Еще в молодые годы у него выработался особый демонстрационный стиль для тех случаев, когда он высказывался по политическим вопросам. Уже свой первый поход на выборы в 1890 году он впоследствии не раз называл личным вызовом, так как он голосовал за консерваторов, несмотря на то что его семья придерживалась либеральных взглядов. Вскоре он, однако, замечает, что свободные консерваторы представляют интересы крупных землевладельцев, и в следующем году уже не отдает им свой голос. Будущее Германии видится ему в свете комбинации наступательной национальной политики, индустриализации и решения социального вопроса, а поскольку его мать придерживается схожих взглядов, он принимает участие в Евангелическо–социальном конгрессе, основанном с целью подорвать монополию социал–демократии на социально–политическое представительство промышленного пролетариата. Впрочем, главная идея этого полемического объединения, стремившегося положить в основу патриархальной системы социального призрения протестантскую любовь к ближнему, нисколько не трогала Вебера уже хотя бы в силу отсутствия у него всякого интереса к религии.

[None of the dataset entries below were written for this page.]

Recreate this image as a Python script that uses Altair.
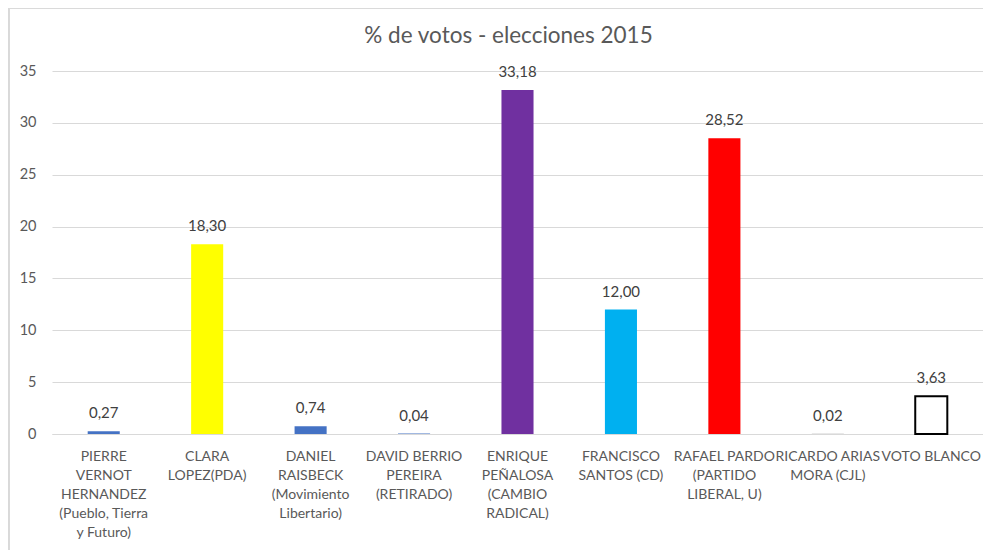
import altair as alt
import pandas as pd

titulo = "% de votos - elecciones 2015"
candidatos = [
    "PIERRE|VERNOT|HERNANDEZ|(Pueblo, Tierra|y Futuro)",
    "CLARA|LOPEZ(PDA)",
    "DANIEL|RAISBECK|(Movimiento|Libertario)",
    "DAVID BERRIO|PEREIRA|(RETIRADO)",
    "ENRIQUE|PEÑALOSA|(CAMBIO|RADICAL)",
    "FRANCISCO|SANTOS (CD)",
    "RAFAEL PARDO|(PARTIDO|LIBERAL, U)",
    "RICARDO ARIAS|MORA (CJL)",
    "VOTO BLANCO",
]
votos = [0.27, 18.30, 0.74, 0.04, 33.18, 12.00, 28.52, 0.02, 3.63]
relleno = ["#4472C4", "#FFFF00", "#4472C4", "#4472C4", "#7030A0",
           "#00B0F0", "#FF0000", "#A5A5A5", "#FFFFFF"]
borde = ["#4472C4", "#FFFF00", "#4472C4", "#4472C4", "#7030A0",
         "#00B0F0", "#FF0000", "#A5A5A5", "#000000"]
grosor = [0, 0, 0, 0, 0, 0, 0, 0, 2]

df = pd.DataFrame({"cand": candidatos, "pct": votos, "fill": relleno,
                   "stroke": borde, "sw": grosor})

FONT = "Lato"
W, H = 931, 363

x = alt.X("cand:N", sort=candidatos,
          scale=alt.Scale(paddingInner=0.69, paddingOuter=0.345),
          axis=alt.Axis(title=None, labelAngle=0, labelExpr="split(datum.label, '|')",
                        labelLineHeight=19, labelPadding=15, labelLimit=200,
                        labelFont=FONT, labelFontSize=14, labelColor="#595959",
                        ticks=False, domainColor="#D9D9D9", labelBaseline="top"))
y = alt.Y("pct:Q", scale=alt.Scale(domain=[0, 35], nice=False),
          axis=alt.Axis(title=None, values=[0, 5, 10, 15, 20, 25, 30, 35],
                        labelFont=FONT, labelFontSize=14.5, labelColor="#595959",
                        labelPadding=16, ticks=False, domain=False,
                        gridColor="#D9D9D9", gridWidth=1))

bars = alt.Chart(df).mark_bar().encode(
    x=x, y=y,
    fill=alt.Fill("fill:N", scale=None),
    stroke=alt.Stroke("stroke:N", scale=None),
    strokeWidth=alt.StrokeWidth("sw:Q", scale=None),
)

labels = alt.Chart(df).transform_calculate(
    lab="replace(format(datum.pct, '.2f'), '.', ',')"
).mark_text(font=FONT, fontSize=15, color="#404040", baseline="alphabetic", dy=-13).encode(
    x=alt.X("cand:N", sort=candidatos), y="pct:Q", text="lab:N")

title = alt.Chart(pd.DataFrame({"t": [titulo]})).mark_text(
    font=FONT, fontSize=22.5, color="#595959", baseline="middle", align="center"
).encode(x=alt.value(W / 2 - 9), y=alt.value(-35), text="t:N")

frame_left = alt.Chart(df).mark_rule(color="#D9D9D9", strokeWidth=1).encode(
    x=alt.value(-43), y=alt.value(-63), y2=alt.value(H + 130))
frame_top = alt.Chart(df).mark_rule(color="#D9D9D9", strokeWidth=1).encode(
    x=alt.value(-43), x2=alt.value(W + 60), y=alt.value(-63))

chart = alt.layer(bars, labels, title, frame_left, frame_top).properties(
    width=W, height=H,
    autosize=alt.AutoSizeParams(type="none"),
    padding={"left": 44, "top": 63, "right": 0, "bottom": 120},
).configure_view(stroke=None)

chart.save("out.html", embed_options={"renderer": "svg", "actions": False})
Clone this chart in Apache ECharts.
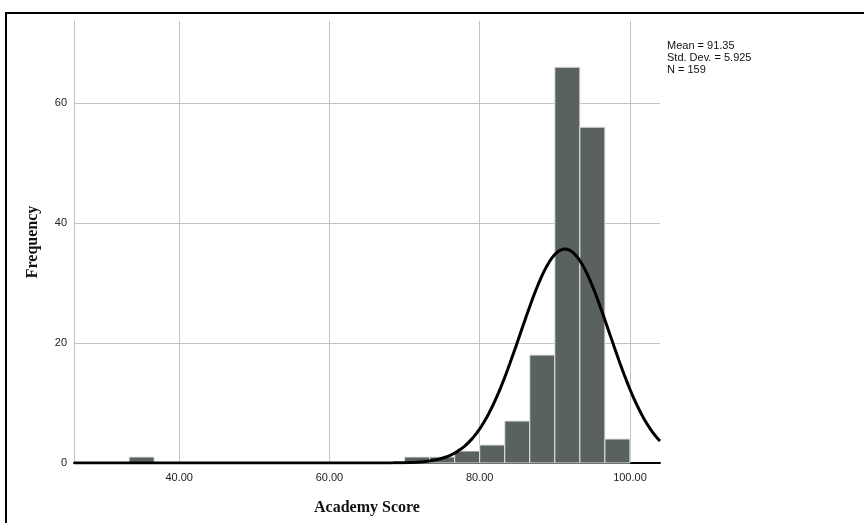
<!DOCTYPE html>
<html>
<head>
<meta charset="utf-8">
<script src="https://cdn.jsdelivr.net/npm/echarts@6/dist/echarts.min.js"></script>
<style>
  html, body { margin: 0; padding: 0; background: #fff; }
  #chart { width: 864px; height: 523px; }
</style>
</head>
<body>
<div id="chart"></div>
<script>
// Histogram bins of Academy Score (bin width 10/3) and their counts
const binWidth = 10 / 3;
const binStarts = [100 - 20 * binWidth, 70, 70 + binWidth, 70 + 2 * binWidth, 80, 80 + binWidth, 80 + 2 * binWidth, 90, 90 + binWidth, 90 + 2 * binWidth];
const counts = [1, 1, 1, 2, 3, 7, 18, 66, 56, 4];

// Summary statistics shown in the corner and used for the normal curve
const mean = 91.35;
const stdDev = 5.925;
const n = 159;

// Axis ranges and tick labels
const xMin = 26, xMax = 104;
const yMax = 73.7;
const xTicks = [40, 60, 80, 100];
const yTicks = [0, 20, 40, 60];

// Normal density scaled to the histogram's counts
const curve = [];
for (let x = xMin; x <= xMax + 1e-9; x += 0.25) {
  const z = (x - mean) / stdDev;
  curve.push([x, n * binWidth * Math.exp(-0.5 * z * z) / (stdDev * Math.sqrt(2 * Math.PI))]);
}

const bars = binStarts.map((s, i) => [s, s + binWidth, counts[i]]);

const chart = echarts.init(document.getElementById('chart'), null, { renderer: 'canvas' });
const sans = 'Liberation Sans, Arial, sans-serif';
const serif = 'Liberation Serif, Times New Roman, serif';

chart.setOption({
  animation: false,
  backgroundColor: '#ffffff',
  grid: { left: 74, right: 204, top: 21, bottom: 60, containLabel: false },
  xAxis: {
    type: 'value',
    min: xMin,
    max: xMax,
    name: 'Academy Score',
    nameLocation: 'middle',
    nameGap: 37,
    nameTextStyle: { fontFamily: serif, fontWeight: 'bold', fontSize: 16, color: '#111' },
    axisLine: { show: true, onZero: false, lineStyle: { color: '#000', width: 2 } },
    axisTick: { show: false, customValues: xTicks },
    axisLabel: {
      customValues: xTicks,
      formatter: v => v.toFixed(2),
      fontFamily: sans, fontSize: 11, color: '#222', margin: 9
    },
    splitLine: { show: true, lineStyle: { color: '#c4c4c4', width: 1 } }
  },
  yAxis: {
    type: 'value',
    min: 0,
    max: yMax,
    name: 'Frequency',
    nameLocation: 'middle',
    nameGap: 33,
    nameTextStyle: { fontFamily: serif, fontWeight: 'bold', fontSize: 16, color: '#111' },
    axisLine: { show: true, lineStyle: { color: '#c4c4c4', width: 1 } },
    axisTick: { show: false, customValues: yTicks },
    axisLabel: { customValues: yTicks, fontFamily: sans, fontSize: 11, color: '#222', margin: 7 },
    splitLine: { show: true, lineStyle: { color: '#c4c4c4', width: 1 } }
  },
  series: [
    {
      type: 'custom',
      data: bars,
      encode: { x: [0, 1], y: 2 },
      z: 2,
      renderItem: function (params, api) {
        const p0 = api.coord([api.value(0), api.value(2)]);
        const p1 = api.coord([api.value(1), 0]);
        return {
          type: 'rect',
          shape: { x: p0[0], y: p0[1], width: p1[0] - p0[0], height: p1[1] - p0[1] },
          style: { fill: '#5a625d', stroke: '#e2e4e2', lineWidth: 1 }
        };
      }
    },
    {
      type: 'line',
      data: curve,
      z: 3,
      showSymbol: false,
      symbol: 'none',
      smooth: false,
      lineStyle: { color: '#000', width: 3 }
    }
  ],
  graphic: [
    {
      type: 'rect',
      shape: { x: 6, y: 13, width: 900, height: 600 },
      style: { fill: 'none', stroke: '#000', lineWidth: 2 },
      silent: true
    },
    {
      type: 'text',
      left: 667,
      top: 40,
      style: {
        text: 'Mean = ' + mean.toFixed(2) + '\nStd. Dev. = ' + stdDev.toFixed(3) + '\nN = ' + n,
        fontFamily: sans,
        fontSize: 11,
        lineHeight: 12,
        fill: '#111'
      }
    }
  ]
});
</script>
</body>
</html>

Здесь начинается дружба Вебера с Фридрихом Науманом, связывавшая их всю жизнь; несмотря на это, Вебер, однако, так никогда и не стал убежденным сторонником новых национал–либералов. На учредительном съезде науманского Национально–социального союза в конце 1896 года в Эрфурте он предупреждает собравшихся, что, создавая партию людей, с трудом влачащих бремя жизни, они рискуют превратиться в «политических марионеток»: только борьба за власть и доминирование одного класса открывают путь к политике, а отнюдь не жалость к тем, кто лишен всякой власти. И снова Вебер здесь присоединяется к партии, не одобряя ее программу. Да и какой могла бы быть программа, которую бы он принял? Он против влияния юнкерства, против придворной политики, против пассивности либералов старого образца и против социал–демократии, которая «вколачивает» Маркса «в головы масс, как некую догму». Он хочет отстаивать интересы буржуазии, осознающей свою власть, но не верит, что она вообще существует. В 1893 году Вебер вступает в Пангерманский союз — еще одну организацию, занятую пропагандой колониальной политики и патриотического сознания; здесь, как ему кажется, разделяют его взгляды на польский вопрос и имперские задачи Германии. На этот раз он продержался шесть лет, прежде чем покинул и этот союз в знак протеста против слишком лояльного отношения к партии аграриев. Кроме того, он лучше знает, что отвечает национальным интересам Германии, а каким–то другим политическим интересам, кроме тех, что определил для себя он сам, он служить не намерен. С 1915 года Вебер постепенно превращается в непримиримого противника пангерманистов, программа которых с начала нового века становилась все более и более радикальной. Опираясь на социал–дарвинистские и расистские теории и поддерживая концепцию расширения германского «жизненного пространства» в мировой войне, они одобряли практически все пункты национальной «политики чувств», которую Вебер считал фатальной ошибкой[678].
Конгресс, союз, объединение — Вебера так и тянет туда, где произносятся громкие речи об общих принципах, разрабатываются программы и оттачивается красноречие. Его демос, его народ–это прежде всего дебатирующая элита. Он не может подписаться под тем, с чем он не согласен; генерализованная готовность следовать за властью не в его характере. Получается, что его «политика ученого» состоит, с одной стороны, из очень конкретных рекомендаций в форме экспертных заключений и петиций по самым разным вопросам, начиная с поселенческой политики в восточногерманских провинциях и заканчивая подводной войной, а с другой стороны, из диагнозов современной эпохи и пламенных речей. Что эти роли не всегда совместимы друг с другом и уж точно не в состоянии обеспечить политическую карьеру, он замечал всякий раз, когда оказывался вблизи настоящей политической системы, где требовались дипломатия, тактика, готовность к компромиссам. Как бы сильно ни привлекала его политика, такие требования ему были не по нраву. Здесь уместно еще раз напомнить тезис Германа Баумгартена, что буржуазия достигает наибольших результатов там, где она может двигаться к цели напролом, но при этом совершенно не приспособлена к политической деятельности, ибо здесь необходимо умение идти обходными путями и способность к вынужденному самоограничению — прежде всего (добавим от себя) в том, что касается собственной гордости. Как вердикт о невозможности буржуазной профессиональной политики это изречение было ошибочным, а как оценка Макса Вебера, пожалуй, верным.